If our AI is just a state machine, internally evolving a finite state machine that will guide its actions, then it can still develop a similar multilayered “Hashphysics” model of the world. It may not have, declaratively stored in it anywhere, the proposition “the world is made of atoms”, but it can certainly have a multilevel model of the world-state which is updated on the basis of rules functionally equivalent to such a belief. The state-of-the-world model at any time might look like: stuff arranged in Euclidean space, extending to infinity in all directions; an assortment of macroscopic objects in the immediate vicinity, with specified approximate shapes, textures, and other properties; a belief that certain objects are made of specific substances, implying that they are made of a population of specific molecular entities presenting a particular thermodynamic profile; and finally, should the AI find itself interacting directly with a specific microscopic entity, that will be modeled in terms consistent with fundamental physics. The rules for updating the concrete world-model at different levels would encompass, not just positing the existence of greater detail when that becomes necessary, but also forgetting low-level physical details once they became irrelevant.

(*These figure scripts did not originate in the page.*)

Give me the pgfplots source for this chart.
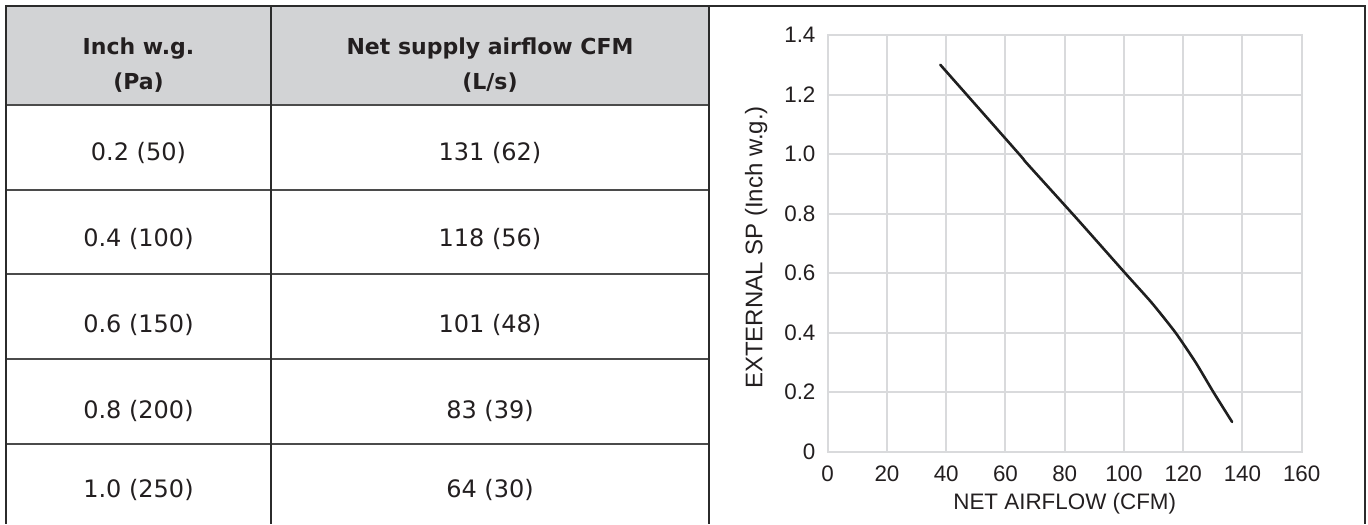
\documentclass[border=0pt]{standalone}
\usepackage{pgfplots}
\pgfplotsset{compat=1.18}
\usepackage{fontspec}
\setmainfont{Liberation Sans}
\newfontfamily\tabfont{DejaVu Sans}
\definecolor{hdr}{HTML}{D2D3D5}
\definecolor{rulec}{HTML}{2B2B2B}
\definecolor{grd}{HTML}{D9DADC}
\definecolor{txt}{HTML}{231F20}
\begin{document}
\begin{tikzpicture}[x=0.5pt,y=0.5pt]
\useasboundingbox (0,0) rectangle (1368,524);
% table
\fill[hdr] (6,518) rectangle (709,419);
\draw[rulec, line width=1pt] (5,518) -- (1366,518);
\foreach \y in {419,334,250,165,80} \draw[rulec!85,line width=1pt] (6,\y) -- (709,\y);
\foreach \x in {6,271,709,1365} \draw[rulec,line width=1pt] (\x,518) -- (\x,0);
\begin{scope}[every node/.style={anchor=base, text=txt}]
\node[font=\tabfont\bfseries\fontsize{11}{13}\selectfont] at (138.5,469.5) {Inch w.g.};
\node[font=\tabfont\bfseries\fontsize{11}{13}\selectfont] at (138.5,434) {(Pa)};
\node[font=\tabfont\bfseries\fontsize{11}{13}\selectfont] at (490,469.5) {Net supply airflow CFM};
\node[font=\tabfont\bfseries\fontsize{11}{13}\selectfont] at (490,434) {(L/s)};
\end{scope}
\begin{scope}[every node/.style={anchor=center, text=txt, font=\tabfont\fontsize{12}{14}\selectfont}]
\node at (138.5,371) {0.2 (50)};
\node at (490,371) {131 (62)};
\node at (138.5,285) {0.4 (100)};
\node at (490,285) {118 (56)};
\node at (138.5,199) {0.6 (150)};
\node at (490,199) {101 (48)};
\node at (138.5,113) {0.8 (200)};
\node at (490,113) {83 (39)};
\node at (138.5,34) {1.0 (250)};
\node at (490,34) {64 (30)};
\end{scope}
% chart
\coordinate (AO) at (827.7,72.3);
\begin{axis}[
  at={(AO)}, anchor=south west, scale only axis,
  width=237pt, height=208.35pt,
  xmin=0, xmax=160, ymin=0, ymax=1.4,
  xtick={0,20,40,60,80,100,120,140,160},
  ytick={0,0.2,0.4,0.6,0.8,1.0,1.2,1.4},
  yticklabels={0,0.2,0.4,0.6,0.8,1.0,1.2,1.4},
  grid=major, grid style={grd, line width=1pt},
  axis line style={grd, line width=1pt},
  major tick length=0pt,
  /pgf/number format/assume math mode=true,
  tick label style={font=\fontsize{11.2}{13}\selectfont, text=txt},
  yticklabel style={xshift=-2.6pt},
  xticklabel style={yshift=-3.6pt},
  xlabel={NET AIRFLOW (CFM)},
  ylabel={EXTERNAL SP (Inch w.g.)},
  xlabel style={font=\fontsize{11.2}{13}\selectfont, text=txt, at={(axis description cs:0.5,-0.1238)}, anchor=center},
  ylabel style={font=\fontsize{12}{14}\selectfont, text=txt, at={(axis description cs:-0.151,0.49)}, anchor=center},
]
\addplot[line width=1.3pt, color=black!88, line join=round, line cap=round, smooth, tension=0.35] coordinates {
(38,1.30) (64.6,1.0) (67.2,0.969) (84,0.784) (100.4,0.60) (109.4,0.50)
(117.4,0.40) (124.2,0.30) (130.2,0.20) (136.5,0.10)
};
\end{axis}
\end{tikzpicture}
\end{document}
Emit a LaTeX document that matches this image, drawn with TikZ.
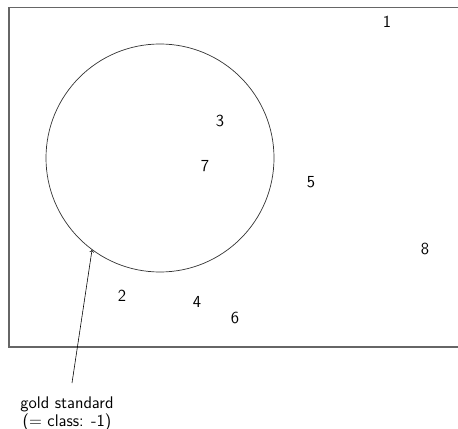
\documentclass[tikz,border=0pt]{standalone}
\begin{document}
\begin{tikzpicture}[x=0.03cm,y=-0.03cm,
  lbl/.style={font=\sffamily\Large, inner sep=1pt},
  frame/.style={draw=black!60, line width=1pt},
  ring/.style={draw=black!80, line width=0.6pt}]
\useasboundingbox (0,0) rectangle (458,428);
\draw[frame] (9,7.5) -- (470,7.5) (9,7.5) -- (9,347) -- (470,347);
\node[ring, circle, minimum size=228*0.03cm, inner sep=0pt] (c) at (160,158) {};
\node[lbl] (n1) at (387,22) {1};
\node[lbl] (n3) at (220,121) {3};
\node[lbl] (n7) at (205,166) {7};
\node[lbl] (n5) at (311,182) {5};
\node[lbl] (n8) at (425,249) {8};
\node[lbl] (n2) at (122,296) {2};
\node[lbl] (n4) at (197,302) {4};
\node[lbl] (n6) at (235,318) {6};
\node[lbl, align=center, anchor=north, inner sep=0pt] (gs) at (67,396.5) {gold standard\\[-3pt](= class: -1)};
\coordinate (p) at (92,250);
\draw[->, line width=0.5pt] (72,383) -- (p);
\end{tikzpicture}
\end{document}
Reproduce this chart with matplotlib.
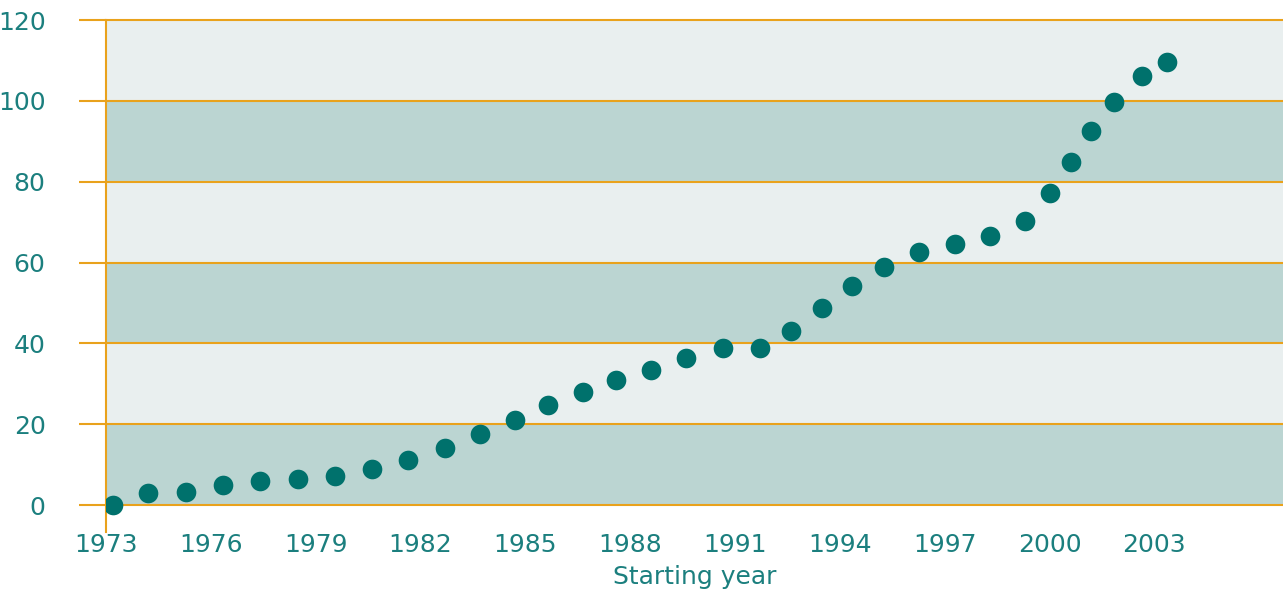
import matplotlib
matplotlib.use("Agg")
import matplotlib.pyplot as plt

# datos
anios = [1973.2, 1974.2, 1975.3, 1976.35, 1977.4, 1978.5, 1979.55, 1980.6, 1981.65,
         1982.7, 1983.7, 1984.7, 1985.65, 1986.65, 1987.6, 1988.6, 1989.6, 1990.65,
         1991.7, 1992.6, 1993.5, 1994.35, 1995.25, 1996.25, 1997.3, 1998.3, 1999.3,
         2000.0, 2000.6, 2001.2, 2001.85, 2002.65, 2003.35]
valores = [0, 2.9, 3.2, 5.0, 5.9, 6.4, 7.1, 8.8, 11.2, 14.2, 17.6, 21.0, 24.7, 27.9,
           30.9, 33.3, 36.3, 38.8, 38.9, 43.1, 48.7, 54.1, 58.9, 62.5, 64.5, 66.6,
           70.3, 77.2, 84.9, 92.6, 99.8, 106.2, 109.6]
xticks = list(range(1973, 2004, 3))
yticks = [0, 20, 40, 60, 80, 100, 120]

verde = "#00716C"
texto = "#1B7F7E"
naranja = "#E9A21C"
banda_oscura = "#BBD5D2"
banda_clara = "#E9EFEF"

plt.rcParams['font.family'] = ['DejaVu Sans']

fig = plt.figure(figsize=(12.83, 5.9), dpi=100)
ax = fig.add_axes([106 / 1283, 1 - 531.7 / 590, 1 - 106 / 1283, (531.7 - 20) / 590])

# bandas
for i in range(len(yticks) - 1):
    color = banda_oscura if i % 2 == 0 else banda_clara
    ax.axhspan(yticks[i], yticks[i + 1], color=color, lw=0, zorder=0)
for y in yticks:
    ax.axhline(y, color=naranja, lw=1.5, zorder=1, clip_on=False)

ax.scatter(anios, valores, s=200, color=verde, lw=0, zorder=3)

ax.set_xlim(1973, 2006.68)
ax.set_ylim(-6.6, 120)
for s in ["top", "right", "bottom"]:
    ax.spines[s].set_visible(False)
ax.spines["left"].set_color(naranja)
ax.spines["left"].set_linewidth(1.5)

ax.set_xticks(xticks)
ax.set_xticklabels([str(a) for a in xticks], fontsize=18, color=texto)
ax.tick_params(axis="x", length=0, pad=1)
ax.set_yticks(yticks)
ax.set_yticklabels([str(v) for v in yticks], fontsize=18, color=texto)
ax.tick_params(axis="y", length=19.5, width=1.5, color=naranja, pad=24)

ax.set_xlabel("Starting year", fontsize=18, color=texto, labelpad=6)

fig.savefig("out.png", dpi=100)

As it interacts with the world and infers more and more about the specific objects existing in the world, I see every reason for it to eventually posit its own existence—of course, it won’t know or think “that is me”; but there will be an object in the world-model which is the representation of itself. (Eventually, there might even be an object in the world-model representing its own self-representation...)
Model 2 doesn’t have this hole, it includes description of the agent as part of the world. However, belief in it doesn’t have any effect on A’s decisions, so this point is of unclear relevance.